Selvedge (or selvage) denim is a fabric produced on a shuttle loom, as all denim was prior to the 1960s. A shuttle loom produces fabric that is 31" wide and has closed edges, which is where the term "selvedge" comes from. It's a contraction of "self edge," as in self-edging fabric. The shuttle loom and its built-in irregularities are crucial to our love of selvedge denim, because it produces a denim with more character. When factories swapped out the older, slower, and less reliable shuttle looms for the modern projectile looms, they also threw out much of the character within the denim they produced. Selvedge denim will always age in a more interesting manner than jet-loomed denim, with a patina that displays the DNA of what the fabric actually contains, including the type of cotton that was used, the type of indigo, exactly how it was dyed, and even the type of loom used to weave the denim.
Around the late seventies and early eighties the Japanese took an interest in Americana. A few forward thinking Japanese brands started scooping up the remaining shuttle looms from across the world, bringing them back home to start making jeans the good ol' way. Though some smaller America denim produces, such as the Cone Mills in North Carolina continued to make their Selvedge fabric.

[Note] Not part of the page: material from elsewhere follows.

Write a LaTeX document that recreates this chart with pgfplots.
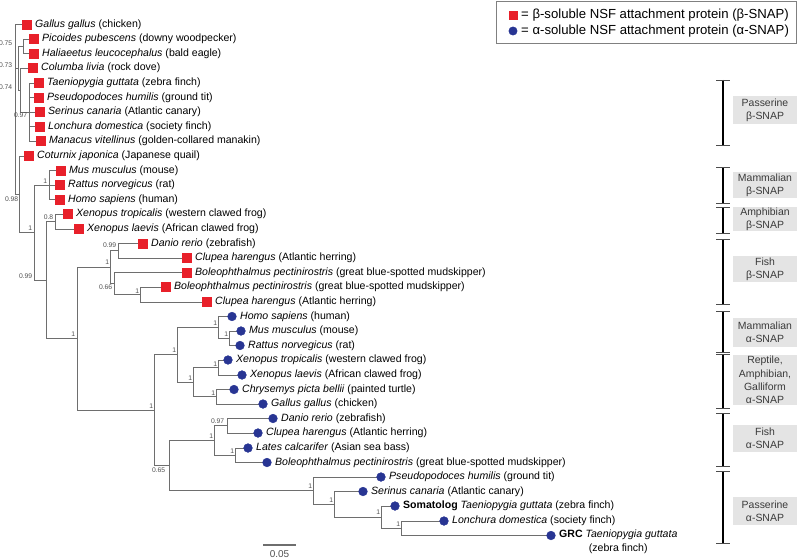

Selvedge denim is always a tighter, tougher, and harder wearing. The rigidity of the fabric means that these jeans don't sit too close to the body and stretch over time. Making them perfect for cycling in. American cycle brand, Swerve have produced a limited-run Selvadge pair. Using a White Oak denim fabric produced by Cone Mills, these are 11oz, and completely made in the USA. They have a slim fit, a cycle specific cut, and a reflective strip on the inside of the right leg.